- Poster
- Directed by: Karthik Ravi
- Written by: Karthik Ravi
- Starring: Geethan Haritha Parokod
- Cinematography: Ashok Kumar I. M.
- Edited by: Vishwa N. M.
- Music by: Ramanu (Musicloudstudio & Technology)
- Production company: Pathway Productions
- Release date: 10 October 2014;
- Country: India
- Language: Tamil

= Kurai Ondrum Illai =

2014 Tamil-language film by Karthik Ravi

Kurai Ondrum Illai is a 2014 Indian Tamil-language romantic drama film directed by Karthik Ravi and starring newcomers Geethan and Haritha Parokod.

== Production ==
The film was crowdfunded by sixty different investors and was in the making for three years.

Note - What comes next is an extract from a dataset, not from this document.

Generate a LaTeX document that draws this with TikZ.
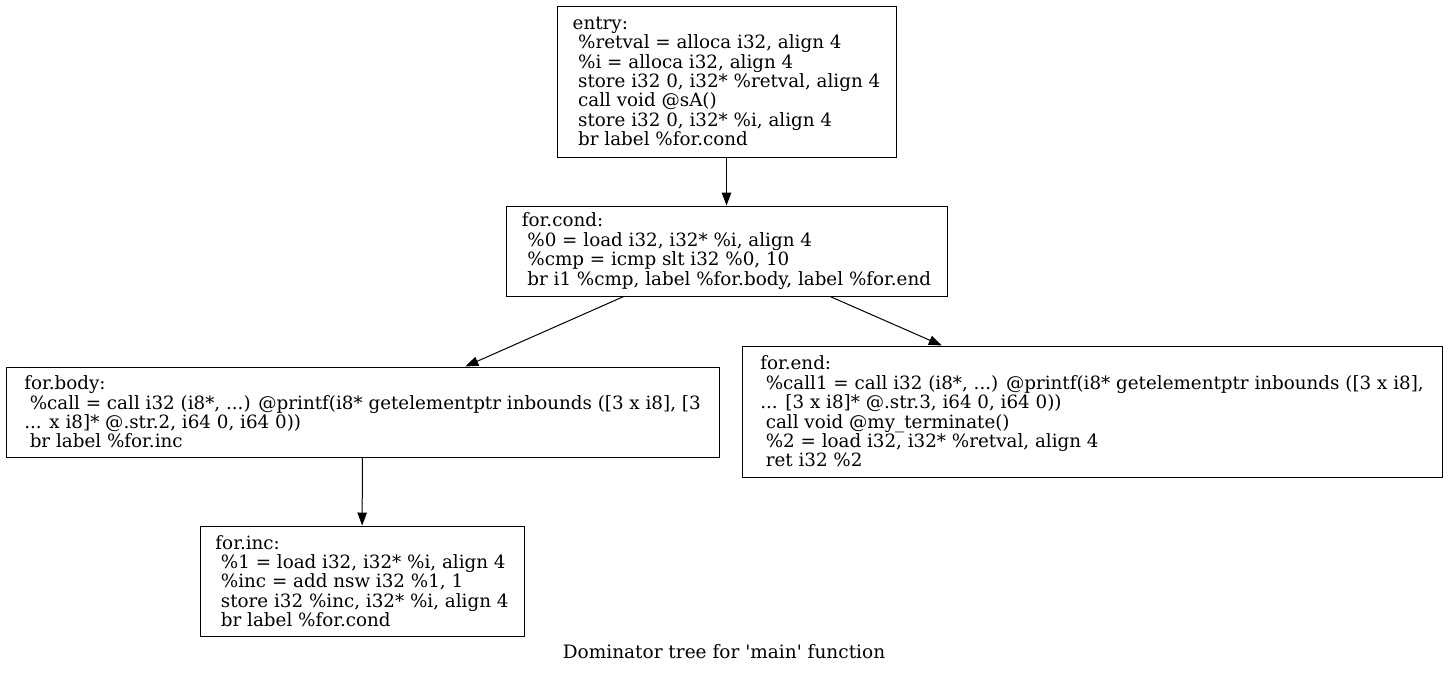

It was shot in the villages of Kanyakumari and Tirunelveli.

== Soundtrack ==
The music was composed by Ramanu (Ramanujan MK) from Musicloudstudio & Technology. Vijay Sethupathi and Balaji Mohan attended the film's audio launch in Chennai.
- "Ellai Ilam Kizhiye" - Saindhavi, Vaisakh Gopi
- "Kadhal Mazhyil" - Chinmayi Sripada, Chorus: M. M. Manasi, M. M. Monisha, Bhargavi
- "Killi Killi Pakkam"- Haricharan, Archana Ravi (Manasa Holla)
- "Tholaiviniley" - Naresh Iyer, Gurupriya
- "Kurai Ondrum Illai: Payanam" - Nivas
- "Kannan (Reprise)" - Vaisakh Gopi

== Reception ==
Manigandan K. R. of The Times of India gave the film a rating of three-and-a-half out of five stars and wrote that "A bunch of inexperienced youngsters come together to deliver a film that can so easily be cited as a fine example of responsible filmmaking". Malini Mannath of The New Indian Express opined that "it’s a well-intentioned film, with the director making a sincere effort to strike away from the beaten path". The film did not do well at the box office.